Damage to other areas of the patient's nervous system would not create this specific collection of signs and symptoms. For example, damage to the underlying left internal capsule and thalamus, or to the left brainstem, may cause sensory and motor loss, but the loss is usually more diffusely spread throughout the body in such cases and is not usually associated with Broca's aphasia. Damage further down in the spinal cord would preserve sensory and motor function in the head. Thus, the single most likely event causing her illness is blockage of the superior division of the left middle cerebral artery.

Why was she paralyzed in the right face and arm?

The patient's inability to voluntarily move her right face and arm is due to the damage to the face and arm portion of her left primary motor cortex, an area that lies just anterior to the central sulcus in the posterior portion of the frontal lobe. The primary motor cortex normally controls voluntary movements of skeletal muscles by virtue of its large neurons (or Betz cells) whose axons project down through the corticospinal tract (pyramidal tract) to interneurons and lower motor neurons in the spinal cord. The type of paralysis that typically results from cerebral cortex damage is a spastic paralysis. Interestingly, lower mammals who have had just the primary motor cortex destroyed end up with flaccid paralysis, while those whose neighboring cortical areas are damaged as well end up with spastic paralysis.

It is believed that, in humans, damage to the primary cortex's neighboring, non-pyramidal, cortical areas removes their normally inhibitory influence on reticular and vestibular nuclei in the brainstem, which, in turn, causes these brainstem nuclei to fire off inappropriately excessive excitatory signals through the reticulo- and vestibulospinal tracts to lower motor control centers in the spinal cord. This presumably causes excessive facilitation of lower motor neurons and a spastic paralysis.
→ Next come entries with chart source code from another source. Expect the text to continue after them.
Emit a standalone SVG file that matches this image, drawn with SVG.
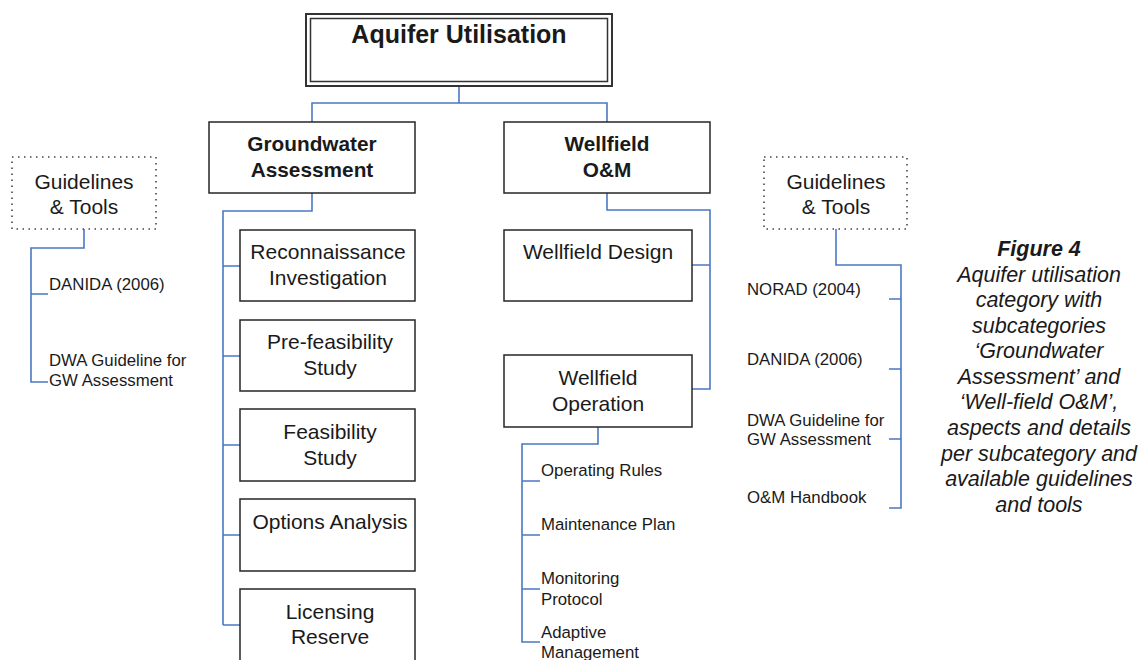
<svg xmlns="http://www.w3.org/2000/svg" width="1140" height="660" viewBox="0 0 1140 660">
<style>
.box{fill:#fff;stroke:#262626;stroke-width:1.5}
.dot{fill:none;stroke:#444;stroke-width:1.6;stroke-dasharray:1.5 4.5}
.c{fill:none;stroke:#4a78c2;stroke-width:1.6}
text{font-family:"Liberation Sans",Arial,sans-serif;fill:#1a1a1a}
.h{font-size:20.8px;font-weight:bold;text-anchor:middle}
.t{font-size:21px;text-anchor:middle}
.s{font-size:16.8px}
.cap{font-size:21.5px;font-style:italic;text-anchor:middle}
</style>
<rect width="1140" height="660" fill="#fff"/>
<g id="connectors">
<path class="c" d="M459,86V103M312,122V103H607V122"/>
<path class="c" d="M312,193V211H223V625M223,266H240M223,356H240M223,445H240M223,535H240M223,625H240"/>
<path class="c" d="M607,193V210H710V389H692M710,265H692"/>
<path class="c" d="M598,427V444H522V642H540M522,481H540M522,535H540M522,589H540"/>
<path class="c" d="M84,229V248H31V382H48M31,294H48"/>
<path class="c" d="M836,229V265H901V508H889M901,299H889M901,369H889M901,439H889"/>
</g>
<g id="aquifer-utilisation">
<rect x="306" y="14" width="306" height="72" fill="#fff" stroke="#333" stroke-width="2"/>
<rect x="310.5" y="18.5" width="297" height="63" fill="none" stroke="#333" stroke-width="1.5"/>
<text x="459" y="43" font-size="25" font-weight="bold" text-anchor="middle">Aquifer Utilisation</text>
</g>
<g id="groundwater-assessment">
<rect class="box" x="209" y="122" width="206" height="71"/>
<text class="h" x="312" y="151">Groundwater</text>
<text class="h" x="312" y="177">Assessment</text>
</g>
<g id="wellfield-om">
<rect class="box" x="504" y="122" width="206" height="71"/>
<text class="h" x="607" y="151">Wellfield</text>
<text class="h" x="607" y="177">O&amp;M</text>
</g>
<g id="reconnaissance">
<rect class="box" x="240" y="230" width="175" height="71"/>
<text class="t" x="328" y="259">Reconnaissance</text>
<text class="t" x="328" y="285">Investigation</text>
</g>
<g id="pre-feasibility">
<rect class="box" x="240" y="320" width="175" height="71"/>
<text class="t" x="330" y="349">Pre-feasibility</text>
<text class="t" x="330" y="375">Study</text>
</g>
<g id="feasibility">
<rect class="box" x="240" y="409" width="175" height="72"/>
<text class="t" x="330" y="439">Feasibility</text>
<text class="t" x="330" y="465">Study</text>
</g>
<g id="options-analysis">
<rect class="box" x="240" y="499" width="175" height="72"/>
<text class="t" x="330" y="529">Options Analysis</text>
</g>
<g id="licensing-reserve">
<rect class="box" x="240" y="589" width="175" height="80"/>
<text class="t" x="330" y="619">Licensing</text>
<text class="t" x="330" y="644">Reserve</text>
</g>
<g id="wellfield-design">
<rect class="box" x="504" y="230" width="188" height="71"/>
<text class="t" x="598" y="259">Wellfield Design</text>
</g>
<g id="wellfield-operation">
<rect class="box" x="504" y="355" width="188" height="72"/>
<text class="t" x="598" y="385">Wellfield</text>
<text class="t" x="598" y="411">Operation</text>
</g>
<g id="operation-items">
<text class="s" x="541" y="476">Operating Rules</text>
<text class="s" x="541" y="530">Maintenance Plan</text>
<text class="s" x="541" y="584">Monitoring</text>
<text class="s" x="541" y="605">Protocol</text>
<text class="s" x="541" y="638">Adaptive</text>
<text class="s" x="541" y="658">Management</text>
</g>
<g id="guidelines-left">
<rect class="dot" x="12" y="157" width="144" height="72"/>
<text class="t" x="84" y="189">Guidelines</text>
<text class="t" x="84" y="214">&amp; Tools</text>
<text class="s" x="49" y="290">DANIDA (2006)</text>
<text class="s" x="49" y="366">DWA Guideline for</text>
<text class="s" x="49" y="386">GW Assessment</text>
</g>
<g id="guidelines-right">
<rect class="dot" x="764" y="157" width="143" height="72"/>
<text class="t" x="836" y="189">Guidelines</text>
<text class="t" x="836" y="214">&amp; Tools</text>
<text class="s" x="747" y="295">NORAD (2004)</text>
<text class="s" x="747" y="365">DANIDA (2006)</text>
<text class="s" x="747" y="426">DWA Guideline for</text>
<text class="s" x="747" y="445">GW Assessment</text>
<text class="s" x="747" y="503">O&amp;M Handbook</text>
</g>
<g id="caption">
<text class="cap" x="1039" y="256" font-weight="bold">Figure 4</text>
<text class="cap" x="1039" y="282">Aquifer utilisation</text>
<text class="cap" x="1039" y="307">category with</text>
<text class="cap" x="1039" y="333">subcategories</text>
<text class="cap" x="1039" y="358">‘Groundwater</text>
<text class="cap" x="1039" y="384">Assessment’ and</text>
<text class="cap" x="1039" y="409">‘Well-field O&amp;M’,</text>
<text class="cap" x="1039" y="435">aspects and details</text>
<text class="cap" x="1039" y="461">per subcategory and</text>
<text class="cap" x="1039" y="486">available guidelines</text>
<text class="cap" x="1039" y="512">and tools</text>
</g>
</svg>
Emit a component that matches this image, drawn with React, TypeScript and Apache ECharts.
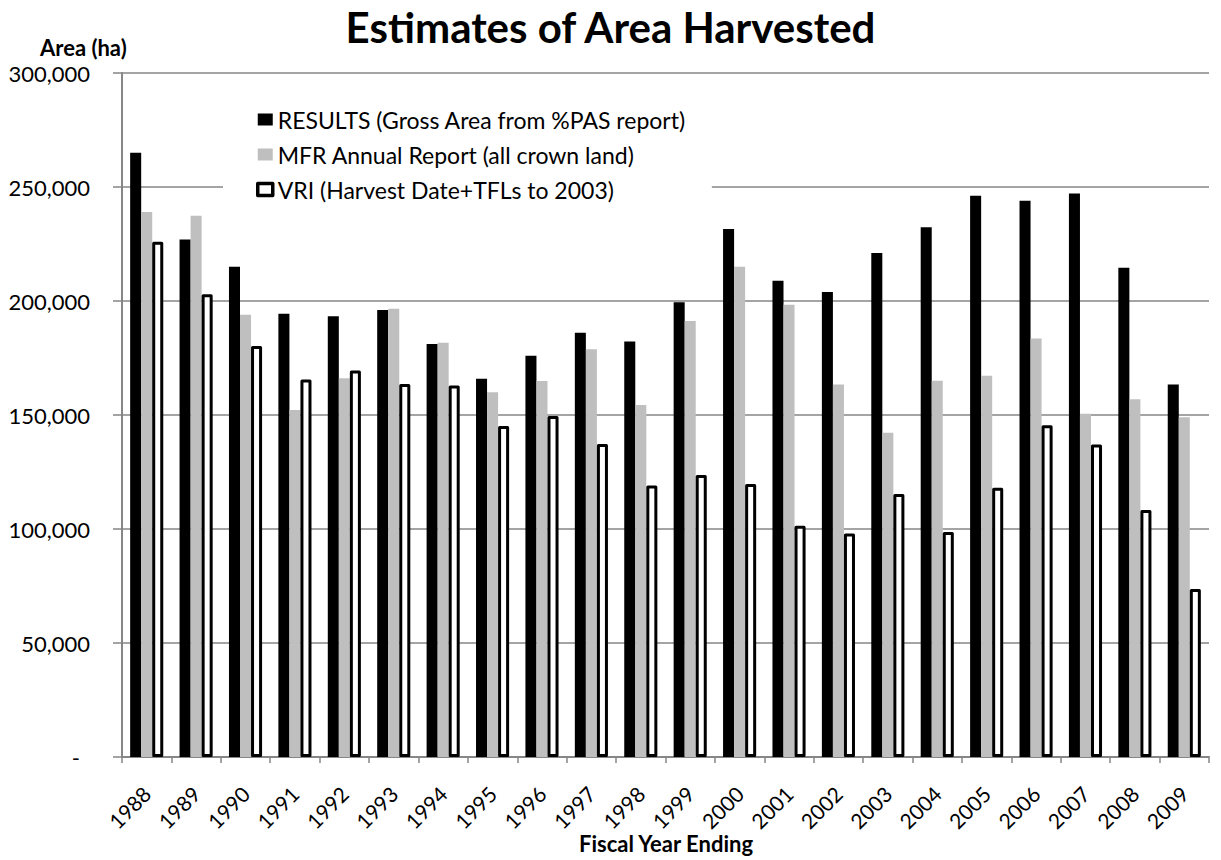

Was this woman's dominant or nondominant hemisphere damaged? While most functional regions of the cerebral cortex are found in both the right and left cerebrum, there is some division of labor between the cerebral hemispheres. For example, the dominant hemisphere, which is the left hemisphere in over 90% of individuals, controls the fine dexterity of the dominant hand, which is why over 90% of the population is right-handed (recall that the descending motor tracts cross in the mid-line on their way to the spinal cord). The dominant area is also where the Wernicke's and Broca's language centers are located. The non-dominant cerebral hemisphere seems to play a role in 3dimensional, spatial orientation tasks. Since this patient suffered from Broca's aphasia, we can assume that her dominant cerebral hemisphere was damaged.